Thursday afternoon seems to mark the point at which everyone begins to wish
the other Shabbat Shalom.
Yet a very uneasy shalom hangs over Jerusalem as we begin to prepare for
Shabbat. Traffic on Jaffa Road is back to normal and it is as if yesterday’s
incomprehensible attack simply wasn’t. Today, though, a Palestinian East
Jerusalem cab driver said: “Yesterday we couldn’t look at each other.” The
bulldozer attack was not, to most estimations, an organized terror action.
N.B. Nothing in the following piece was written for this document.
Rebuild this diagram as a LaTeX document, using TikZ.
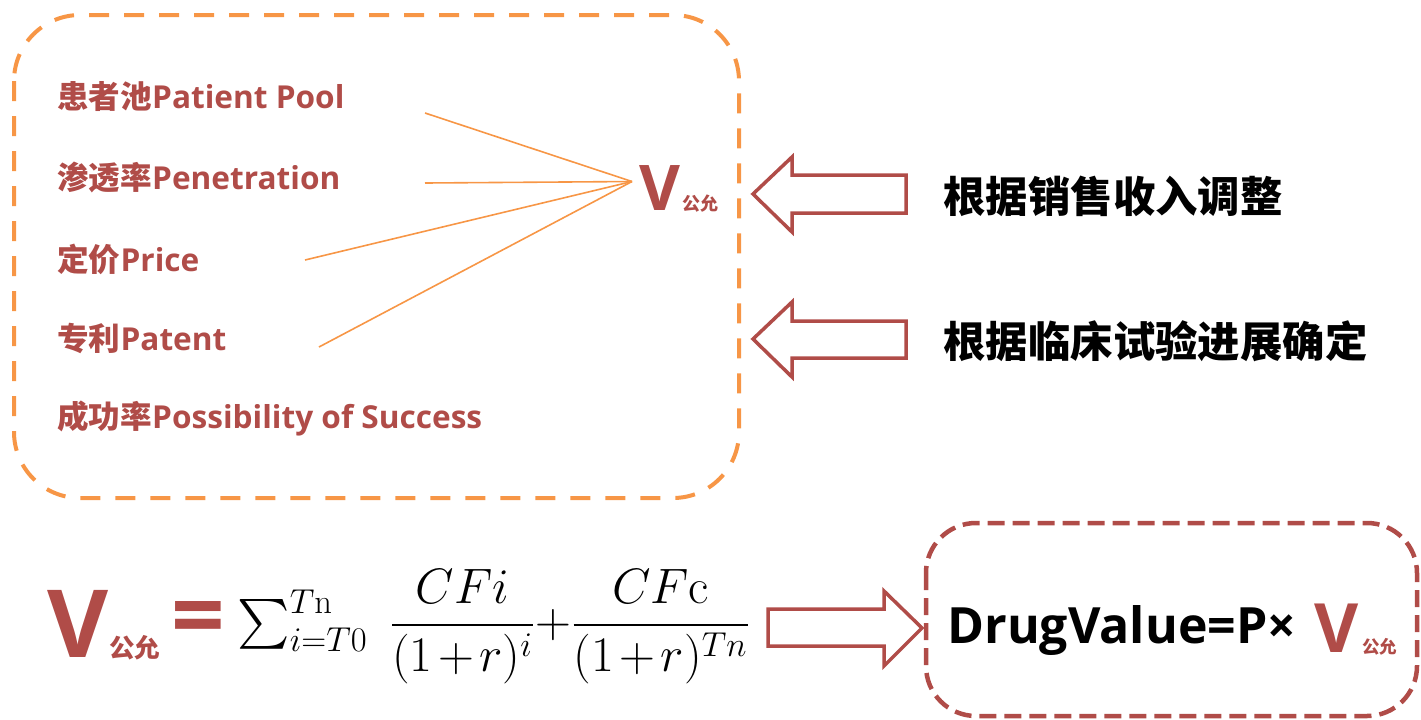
\documentclass[tikz,border=0pt]{standalone}
\usepackage{amsmath}
\usepackage[no-math]{fontspec}
\setmainfont{Open Sans}
\newfontfamily\cjk{Noto Sans CJK SC}
\definecolor{brick}{RGB}{176,76,72}
\definecolor{peach}{RGB}{247,150,70}
\newcommand{\tplus}{\mkern2mu{+}\mkern2mu}

\begin{document}
\begin{tikzpicture}[x=0.5pt,y=-0.5pt]
	\tikzstyle{item}=[anchor=west,inner sep=0,text=brick,font=\bfseries\fontsize{15.8}{18}\selectfont]
	\tikzstyle{note}=[anchor=west,inner sep=0,font=\cjk\bfseries\fontsize{21.2}{24}\selectfont]
	\tikzstyle{ray}=[draw=peach,line width=0.8pt]
	\tikzstyle{hollow}=[draw=brick,line width=1.75pt,line join=miter]
	\tikzstyle{bigv}=[anchor=base west,inner sep=0,text=brick,font=\bfseries]
	\useasboundingbox (0,0) rectangle (1421,719);
	% dashed frames
	\draw[peach,line width=2pt,dash pattern=on 10pt off 7.5pt,rounded corners=33pt] (14,15) rectangle (739,498);
	\draw[brick,line width=2.25pt,dash pattern=on 8.5pt off 4pt,rounded corners=25pt] (926,523) rectangle (1417,716);
	% factors
	\node[item] (pool) at (57,97) {{\cjk 患者池}Patient Pool};
	\node[item] (pen) at (57,178) {{\cjk 渗透率}Penetration};
	\node[item] (price) at (57,259) {{\cjk 定价}Price};
	\node[item] (patent) at (57,338) {{\cjk 专利}Patent};
	\node[item] (pos) at (57,419) {{\cjk 成功率}Possibility of Success};
	\node[bigv,font=\bfseries\fontsize{31.5}{32}\selectfont] (vtop) at (639,210) {V};
	\node[bigv,font=\cjk\bfseries\fontsize{9}{10}\selectfont] (vtopsub) at (682,210) {公允};
	\coordinate (p1) at (425,113);
	\coordinate (p2) at (425,183);
	\coordinate (p3) at (305,260);
	\coordinate (p4) at (319,347);
	\foreach \p in {p1,p2,p3,p4}
		\draw[ray] (\p) -- ([xshift=-3.5pt,yshift=3pt]vtop.west);
	% hints
	\draw[hollow] (906,175) -- (792,175) -- (792,157) -- (753,194) -- (792,232) -- (792,213) -- (906,213) -- cycle;
	\draw[hollow] (906,321) -- (792,321) -- (792,302) -- (753,339) -- (792,377) -- (792,358) -- (906,358) -- cycle;
	\node[note] (sales) at (943,196) {根据销售收入调整};
	\node[note] (trial) at (943,341) {根据临床试验进展确定};
	% formula
	\node[bigv,font=\bfseries\fontsize{47}{48}\selectfont] (vbot) at (47,657) {V};
	\node[bigv,font=\cjk\bfseries\fontsize{12.75}{14}\selectfont] (vbotsub) at (109,657) {公允};
	\node[inner sep=0,text=brick,font=\bfseries\fontsize{47}{48}\selectfont] (eq) at (198,625) {=};
	\node[anchor=base west,inner sep=0,font=\fontsize{25}{27}\selectfont] (sum) at (237,637)
		{$\textstyle\sum_{i=T0}^{T\mathrm{n}}\displaystyle\;\frac{CFi}{(1\tplus r)^{i}}{+}\frac{CF\mathrm{c}}{(1\tplus r)^{Tn}}$};
	\draw[hollow] (768,609) -- (884,609) -- (884,591) -- (922,628) -- (884,666) -- (884,646) -- (768,646) -- cycle;
	% result
	\node[anchor=base west,inner sep=0,font=\bfseries\fontsize{25}{26}\selectfont] (drug) at (947,643) {DrugValue=P×};
	\node[bigv,font=\bfseries\fontsize{34}{35}\selectfont] (vres) at (1314,652) {V};
	\node[bigv,font=\cjk\bfseries\fontsize{8.75}{10}\selectfont] (vressub) at (1362,653) {公允};
\end{tikzpicture}
\end{document}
The perpetrator lived with a Jewish woman in the East Jerusalem village of
Suhr Baher, a community where Palestinians hold Israeli ID cards and from
which many of the trusted workers come. He had a criminal record and was
employed as a construction worker on the Jerusalem light rail transportation
project. Stories have surface that moments before he drove the front-loader
off the site into traffic he was taunted and pelted with stones by Charedi
children. And then he snapped.
Whatever the motivation, we grieve for the loss of more lives and the
suffering inflicted upon dozens. The press repeats the story of the parents
who handed their infant out of the car window to a passer-by moments before
their car was crushed.
For some reason unknown to me, I call to mind the Talmudic assessment that
Jerusalem was destroyed because of “sinat chinam”– gratuitous hatred. Far
too few of us are able to look each other in the eye these days. We pray for
guidance this coming Shabbat for our God to help us put an end to that
hatred even as we pray for renewed strength and resolve for our defense.